The formal definition of the limit of a sequence provides a rigorous way to say that a sequence gets arbitrarily close to a number, as the index goes off to infinity. For a sequence \(a_n\) to have a limit \(L\), we use the statement: "\(a_n\) approaches \(L\) as \(n\) approaches infinity". In formal terms, \(\lim_{n \to \infty} a_n = L\) if for every positive number \(\epsilon\), however small, there exists a natural number \(N\) such that for all \(n > N\), \(|a_n - L| < \epsilon\).*
This definition can be broken down into parts to better understand it:*

• The sequence \(a_n\) is assumed to come arbitrarily close to \(L\).
• \(|a_n - L|\) represents the distance between the term \(a_n\) and the limit \(L\).
• \(\epsilon\) can be thought of as a tolerance level. No matter how small this value is, we should be able to find a time \(N\) after which all terms \(a_n\) fall within this tolerance when \(n > N\).

This allows us to formally prove whether sequences like \(b^{-n}\) converge to a particular value when \(n\) becomes very large.

Natural Logarithm

The natural logarithm is a key mathematical function often denoted as \(\ln(x)\). It is the inverse function of the exponential function when the base of the logarithm is \(e\), where \(e\) is approximately equal to 2.71828. The function \(\ln(x)\) has several important properties:

• \(\ln(1) = 0\) because \(e^0 = 1\).
• The natural logarithm is only defined for positive numbers, meaning it does not work for zero or negative numbers.
• The derivative of \(\ln(x)\) is \(\frac{1}{x}\), which is useful in calculus and when dealing with growth problems.
• It can transform multiplicative processes into additive ones, which simplifies many algebraic operations.

In the context of limits, the natural logarithm helps by simplifying expressions during inequality manipulations. In the exercise, \(\ln(b)\) is particularly important because multiplying by it allows us to isolate \(n\) when showing that for \(b > 1\), \(b^{-n}\) approaches zero.

Inequality Manipulation

Inequality manipulation involves using algebraic rules to transform inequalities into more useful forms. This process is crucial when proving limits rigorously. Here's how it works:

• **Start with the Target Expression**: The inequality \(b^{-n} < \epsilon\) serves as our starting point.
• **Apply Algebraic Operations**: Depending on the context, operations such as logarithms might be applied. In this case, taking the natural logarithm of both sides gives us a manageable linear form:

\[ -n \ln(b) < \ln(\epsilon) \]

• **Rearranging and Solving**: Further manipulation involves dividing by constants (like \(\ln(b)\)) and multiplying or dividing by \(-1\). Considerations include being cautious about reversing inequality signs when multiplying or dividing by negatives.
• **Conclusion**: After manipulation, you'll have an expression, often involving \(n\), that supports finding a suitable \(N\) for proving limits. Here, such manipulation helps to show that \(n > -\frac{\ln(\epsilon)}{\ln(b)}\) must be satisfied.

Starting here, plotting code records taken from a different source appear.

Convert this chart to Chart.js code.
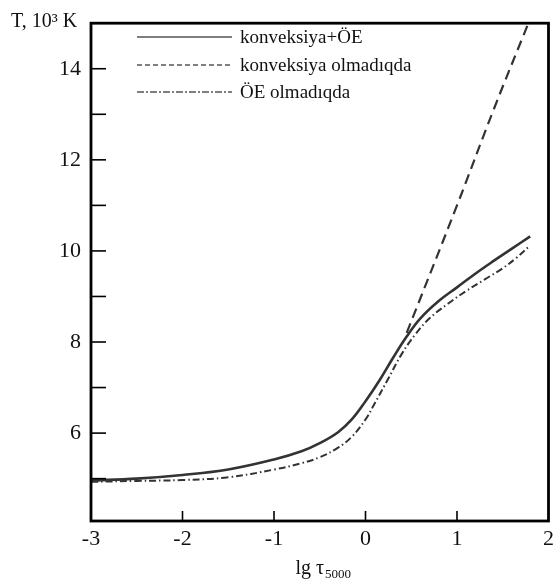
<!DOCTYPE html>
<html>
<head>
<meta charset="utf-8">
<script src="https://cdn.jsdelivr.net/npm/chart.js@4.4.1/dist/chart.umd.min.js"></script>
<style>
  html, body { margin: 0; padding: 0; background: #ffffff; }
  #wrap { width: 559px; height: 580px; position: relative; }
</style>
</head>
<body>
<div id="wrap"><canvas id="c" width="559" height="580"></canvas></div>
<script>
// ---- data ----
const seriesNames = ["konveksiya+ÖE", "konveksiya olmadıqda", "ÖE olmadıqda"];

// konveksiya+ÖE (solid)
const solidX = [-3.0, -2.5, -2.0, -1.5, -1.0, -0.7, -0.5, -0.3, -0.15, 0.0, 0.15, 0.3, 0.45, 0.6, 0.8, 1.0, 1.2, 1.4, 1.6, 1.8];
const solidY = [4.96, 5.0, 5.08, 5.2, 5.42, 5.6, 5.78, 6.02, 6.3, 6.7, 7.15, 7.65, 8.12, 8.52, 8.9, 9.2, 9.5, 9.78, 10.05, 10.32];

// konveksiya olmadıqda (dashed)
const dashX = [0.45, 1.0, 1.4, 1.78];
const dashY = [8.2, 11.0, 13.1, 15.0];

// ÖE olmadıqda (dash-dot)
const dotX = [-3.0, -2.5, -2.0, -1.5, -1.0, -0.7, -0.5, -0.3, -0.15, 0.0, 0.1, 0.25, 0.4, 0.55, 0.7, 0.9, 1.1, 1.3, 1.5, 1.65, 1.8];
const dotY = [4.93, 4.95, 4.97, 5.03, 5.2, 5.34, 5.47, 5.68, 5.92, 6.3, 6.65, 7.2, 7.75, 8.18, 8.52, 8.84, 9.12, 9.37, 9.62, 9.85, 10.12];

const xTicks = [-3, -2, -1, 0, 1, 2];
const yTicks = [5, 6, 7, 8, 9, 10, 11, 12, 13, 14];
const yLabelled = [6, 8, 10, 12, 14];

const yTitle = "T, 10³ K";
const xTitleMain = "lg τ";
const xTitleSub = "5000";

const pts = (xs, ys) => xs.map((x, i) => ({ x: x, y: ys[i] }));

const SERIF = "'Liberation Serif', 'DejaVu Serif', serif";
const INK = "#111111";

const lineStyles = [
  { color: "#333333", width: 2.6, dash: [] },
  { color: "#333333", width: 2.2, dash: [10, 6] },
  { color: "#333333", width: 2.0, dash: [7, 3, 1.5, 3] }
];
const legendDash = [[], [5, 3], [7, 2, 2, 2]];

const decor = {
  id: "decor",
  afterDraw(chart) {
    const ctx = chart.ctx;
    const a = chart.chartArea;
    const xs = chart.scales.x, ys = chart.scales.y;
    ctx.save();
    ctx.strokeStyle = "#000";
    ctx.setLineDash([]);
    // inward ticks on y
    ctx.lineWidth = 1.6;
    yTicks.forEach(v => {
      const py = ys.getPixelForValue(v);
      ctx.beginPath(); ctx.moveTo(a.left, py); ctx.lineTo(a.left + 15, py); ctx.stroke();
    });
    // inward ticks on x
    xTicks.forEach(v => {
      if (v === xs.min || v === xs.max) return;
      const px = xs.getPixelForValue(v);
      ctx.beginPath(); ctx.moveTo(px, a.bottom); ctx.lineTo(px, a.bottom - 10); ctx.stroke();
    });
    // frame
    ctx.lineWidth = 2.8;
    ctx.strokeRect(a.left, a.top, a.right - a.left, a.bottom - a.top);

    // legend
    const rows = [37, 65, 92];
    ctx.font = "19px " + SERIF;
    ctx.fillStyle = INK;
    ctx.textBaseline = "middle";
    ctx.textAlign = "left";
    seriesNames.forEach((name, i) => {
      ctx.lineWidth = 1.2;
      ctx.strokeStyle = "#000";
      ctx.setLineDash(legendDash[i]);
      ctx.beginPath(); ctx.moveTo(137, rows[i]); ctx.lineTo(232, rows[i]); ctx.stroke();
      ctx.setLineDash([]);
      ctx.fillText(name, 240, rows[i] + 1);
    });

    // y title
    ctx.font = "20px " + SERIF;
    ctx.textAlign = "left";
    ctx.textBaseline = "alphabetic";
    ctx.fillText(yTitle, 11, 27);

    // x title with subscript
    ctx.font = "20px " + SERIF;
    const wMain = ctx.measureText(xTitleMain).width;
    ctx.font = "13px " + SERIF;
    const wSub = ctx.measureText(xTitleSub).width;
    const cx = (a.left + a.right) / 2 + 3;
    const x0 = cx - (wMain + wSub) / 2;
    ctx.font = "20px " + SERIF;
    ctx.fillText(xTitleMain, x0, 574);
    ctx.font = "13px " + SERIF;
    ctx.fillText(xTitleSub, x0 + wMain + 1, 578);
    ctx.restore();
  }
};

new Chart(document.getElementById("c"), {
  type: "line",
  data: {
    datasets: [
      { label: seriesNames[0], data: pts(solidX, solidY) },
      { label: seriesNames[1], data: pts(dashX, dashY) },
      { label: seriesNames[2], data: pts(dotX, dotY) }
    ].map((d, i) => Object.assign(d, {
      borderColor: lineStyles[i].color,
      borderWidth: lineStyles[i].width,
      borderDash: lineStyles[i].dash,
      pointRadius: 0,
      fill: false,
      tension: 0.4
    }))
  },
  options: {
    responsive: false,
    animation: false,
    devicePixelRatio: 1,
    layout: { padding: { left: 0, right: 6, top: 15, bottom: 0 } },
    plugins: { legend: { display: false }, tooltip: { enabled: false } },
    scales: {
      x: {
        type: "linear",
        min: -3, max: 2,
        afterBuildTicks: s => { s.ticks = xTicks.map(v => ({ value: v })); },
        afterFit: s => { s.height = 59; },
        grid: { display: false, drawTicks: false },
        border: { display: false },
        ticks: {
          color: INK,
          font: { family: SERIF, size: 22 },
          padding: 5,
          maxRotation: 0,
          autoSkip: false,
          callback: v => String(v)
        }
      },
      y: {
        type: "linear",
        min: 4.07, max: 15.0,
        afterBuildTicks: s => { s.ticks = yTicks.map(v => ({ value: v })); },
        afterFit: s => { s.width = 91; },
        grid: { display: false, drawTicks: false },
        border: { display: false },
        ticks: {
          color: INK,
          font: { family: SERIF, size: 22 },
          padding: 10,
          autoSkip: false,
          callback: v => yLabelled.includes(v) ? String(v) : ""
        }
      }
    }
  },
  plugins: [decor]
});
</script>
</body>
</html>
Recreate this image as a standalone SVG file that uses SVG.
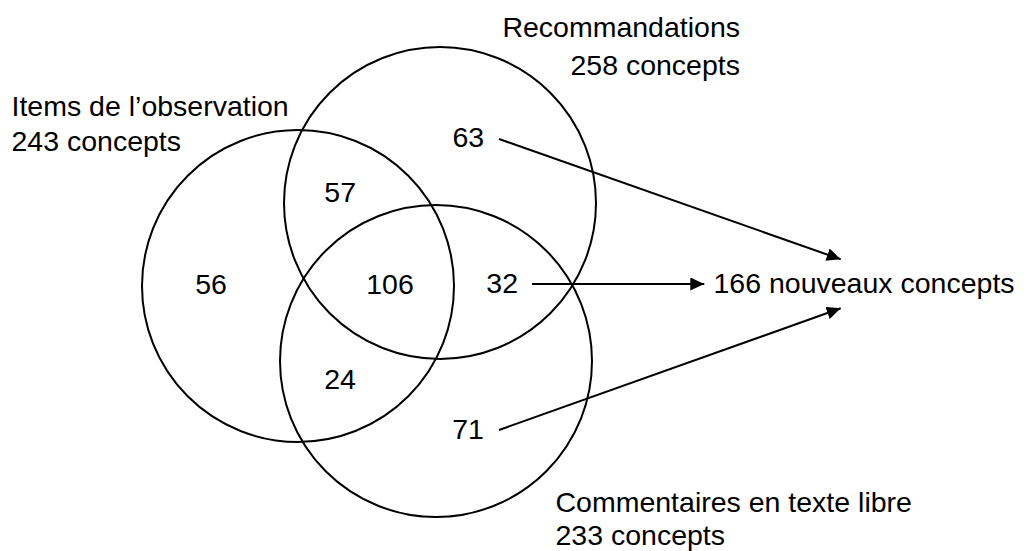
<svg xmlns="http://www.w3.org/2000/svg" width="1026" height="551" viewBox="0 0 1026 551">
<style>
.c{fill:none;stroke:#000;stroke-width:2}
.t{font-family:"Liberation Sans",Arial,sans-serif;font-size:28.5px;fill:#000}
.m{text-anchor:middle}
.e{text-anchor:end}
.a{fill:none;stroke:#000;stroke-width:2;marker-end:url(#ah)}
</style>
<defs>
<marker id="ah" markerUnits="userSpaceOnUse" markerWidth="16" markerHeight="14" refX="14" refY="6.5" orient="auto">
<path d="M0,0 L14,6.5 L0,13 z" fill="#000"/>
</marker>
</defs>
<rect width="1026" height="551" fill="#fff"/>
<g id="set-items">
<circle class="c" cx="298" cy="286" r="156"/>
<text class="t" x="11.5" y="116">Items de l’observation</text>
<text class="t" x="11.5" y="151">243 concepts</text>
</g>
<g id="set-recommandations">
<circle class="c" cx="440" cy="203" r="156"/>
<text class="t e" x="740" y="37">Recommandations</text>
<text class="t e" x="740" y="75">258 concepts</text>
</g>
<g id="set-commentaires">
<circle class="c" cx="436" cy="361" r="156"/>
<text class="t" x="555.5" y="512">Commentaires en texte libre</text>
<text class="t" x="555.5" y="545">233 concepts</text>
</g>
<g id="counts">
<text class="t m" x="468.3" y="147">63</text>
<text class="t m" x="340.2" y="202">57</text>
<text class="t m" x="211" y="293.5">56</text>
<text class="t m" x="390" y="293.5">106</text>
<text class="t m" x="502.2" y="293">32</text>
<text class="t m" x="340" y="389">24</text>
<text class="t m" x="468" y="438.5">71</text>
</g>
<g id="new-concepts">
<text class="t" x="713.5" y="293">166 nouveaux concepts</text>
</g>
<g id="connectors">
<line class="a" x1="499" y1="139" x2="840.7" y2="259.3"/>
<line class="a" x1="532" y1="284" x2="704.3" y2="284"/>
<line class="a" x1="499" y1="430" x2="840.7" y2="308.3"/>
</g>
</svg>
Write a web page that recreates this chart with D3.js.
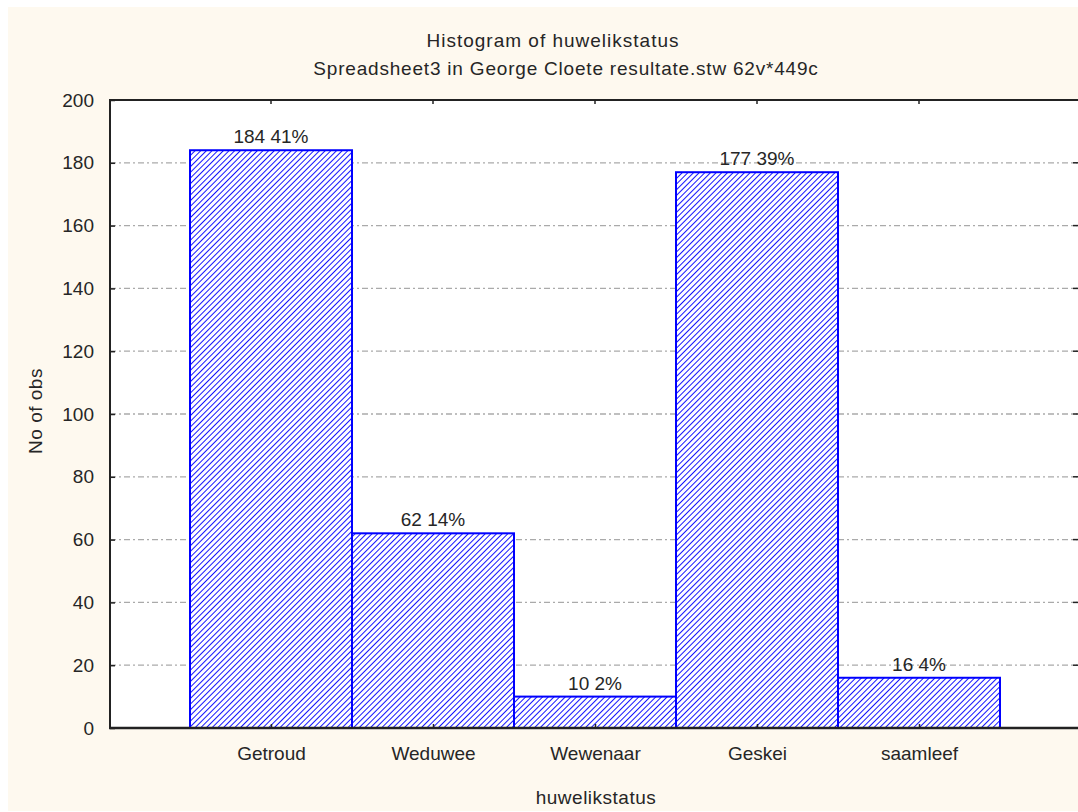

This guides right to the solution, demonstrating how each step is essential in limiting the sequence.

Sequence Convergence

Sequence convergence refers to the tendency of a sequence to approach a specific value, called the limit, as the sequence progresses. A sequence \(a_n\) is said to converge to a limit \(L\) if the terms of the sequence get closer and closer to \(L\) as \(n\) increases.

• **Behavior of Terms**: In practical terms, the terms \(a_n\) of the sequence will "settle" near \(L\) and for any small positive number \(\epsilon\), you can find a point \(N\) after which all terms are within \(\epsilon\) distance of \(L\).
• **Convergence Example**: In our exercise, sequences of the form \(b^{-n}\) are shown to converge to 0 when \(b > 1\). This is done by demonstrating \(b^{-n}\) becomes negligibly small as \(n\) becomes very large.
• **Importance of \(N\)**: Finding \(N\) is key because it's the threshold beyond which the sequence's behavior is under control. For \(n > N\), a sequence that converges will consistently behave as expected.

Understanding sequence convergence means recognizing that no matter how the sequence starts or fluctuates initially, eventually, its terms will reliably approach the limit when properly proven.